PROBLEM REQUIREMENTS:
Repeat every record exactly, but keep images out of the copy.

— START MATERIAL TO PROCESS —

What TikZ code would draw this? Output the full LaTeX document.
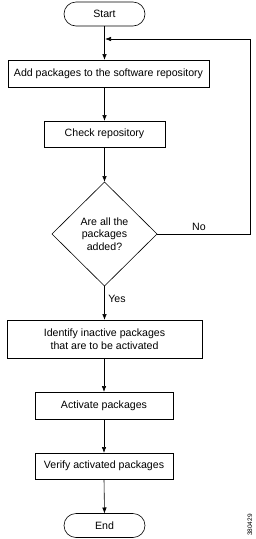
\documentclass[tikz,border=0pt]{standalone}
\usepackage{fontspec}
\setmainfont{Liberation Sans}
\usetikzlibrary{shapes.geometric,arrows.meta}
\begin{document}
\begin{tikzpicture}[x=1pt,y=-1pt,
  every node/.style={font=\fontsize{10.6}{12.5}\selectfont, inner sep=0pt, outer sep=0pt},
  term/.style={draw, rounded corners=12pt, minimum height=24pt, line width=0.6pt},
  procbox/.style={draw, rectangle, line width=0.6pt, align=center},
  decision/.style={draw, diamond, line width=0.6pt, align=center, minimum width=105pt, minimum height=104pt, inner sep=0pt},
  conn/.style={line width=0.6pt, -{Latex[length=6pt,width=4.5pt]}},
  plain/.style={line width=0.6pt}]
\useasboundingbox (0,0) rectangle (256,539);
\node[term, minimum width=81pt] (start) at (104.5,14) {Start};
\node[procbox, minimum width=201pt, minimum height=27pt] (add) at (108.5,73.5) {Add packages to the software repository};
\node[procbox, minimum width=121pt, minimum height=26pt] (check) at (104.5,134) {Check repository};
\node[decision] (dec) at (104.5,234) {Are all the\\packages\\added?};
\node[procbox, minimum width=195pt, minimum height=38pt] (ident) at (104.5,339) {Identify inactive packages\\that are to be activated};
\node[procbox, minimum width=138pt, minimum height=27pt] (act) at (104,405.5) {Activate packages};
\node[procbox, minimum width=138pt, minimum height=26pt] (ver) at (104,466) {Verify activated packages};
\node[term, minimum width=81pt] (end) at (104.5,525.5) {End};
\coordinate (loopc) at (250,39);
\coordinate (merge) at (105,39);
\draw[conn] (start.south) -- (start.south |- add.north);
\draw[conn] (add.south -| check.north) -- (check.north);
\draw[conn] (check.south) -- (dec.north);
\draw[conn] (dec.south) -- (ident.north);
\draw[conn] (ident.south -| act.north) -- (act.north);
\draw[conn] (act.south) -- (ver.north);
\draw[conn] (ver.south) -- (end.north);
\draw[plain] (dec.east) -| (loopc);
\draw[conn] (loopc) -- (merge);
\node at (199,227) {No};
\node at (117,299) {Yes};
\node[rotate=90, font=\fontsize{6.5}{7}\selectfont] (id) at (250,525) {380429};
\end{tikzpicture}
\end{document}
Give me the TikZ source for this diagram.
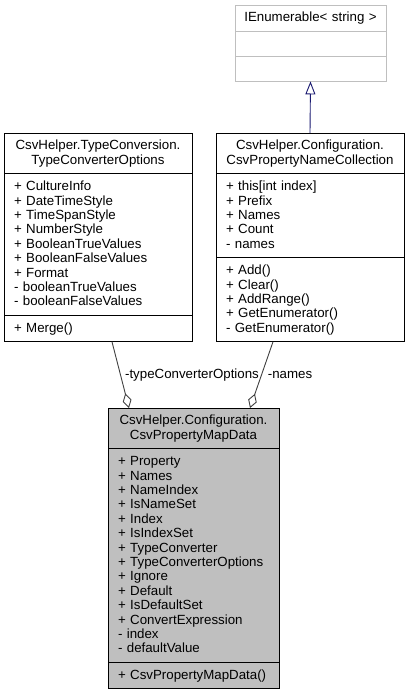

— END MATERIAL TO PROCESS —

THE ANSWER:
What TikZ code would draw this? Output the full LaTeX document.
\documentclass[tikz,border=0pt]{standalone}
\usepackage{fontspec}
\setmainfont{Liberation Sans}
\usetikzlibrary{shapes.geometric,arrows.meta}
\begin{document}
\begin{tikzpicture}[x=1pt,y=-1pt,
  every node/.style={font=\fontsize{10.6}{12.5}\selectfont, inner sep=0pt, outer sep=0pt},
  term/.style={draw, rounded corners=12pt, minimum height=24pt, line width=0.6pt},
  procbox/.style={draw, rectangle, line width=0.6pt, align=center},
  decision/.style={draw, diamond, line width=0.6pt, align=center, minimum width=105pt, minimum height=104pt, inner sep=0pt},
  conn/.style={line width=0.6pt, -{Latex[length=6pt,width=4.5pt]}},
  plain/.style={line width=0.6pt}]
\useasboundingbox (0,0) rectangle (256,539);
\node[term, minimum width=81pt] (start) at (104.5,14) {Start};
\node[procbox, minimum width=201pt, minimum height=27pt] (add) at (108.5,73.5) {Add packages to the software repository};
\node[procbox, minimum width=121pt, minimum height=26pt] (check) at (104.5,134) {Check repository};
\node[decision] (dec) at (104.5,234) {Are all the\\packages\\added?};
\node[procbox, minimum width=195pt, minimum height=38pt] (ident) at (104.5,339) {Identify inactive packages\\that are to be activated};
\node[procbox, minimum width=138pt, minimum height=27pt] (act) at (104,405.5) {Activate packages};
\node[procbox, minimum width=138pt, minimum height=26pt] (ver) at (104,466) {Verify activated packages};
\node[term, minimum width=81pt] (end) at (104.5,525.5) {End};
\coordinate (loopc) at (250,39);
\coordinate (merge) at (105,39);
\draw[conn] (start.south) -- (start.south |- add.north);
\draw[conn] (add.south -| check.north) -- (check.north);
\draw[conn] (check.south) -- (dec.north);
\draw[conn] (dec.south) -- (ident.north);
\draw[conn] (ident.south -| act.north) -- (act.north);
\draw[conn] (act.south) -- (ver.north);
\draw[conn] (ver.south) -- (end.north);
\draw[plain] (dec.east) -| (loopc);
\draw[conn] (loopc) -- (merge);
\node at (199,227) {No};
\node at (117,299) {Yes};
\node[rotate=90, font=\fontsize{6.5}{7}\selectfont] (id) at (250,525) {380429};
\end{tikzpicture}
\end{document}
Give me the TikZ source for this diagram.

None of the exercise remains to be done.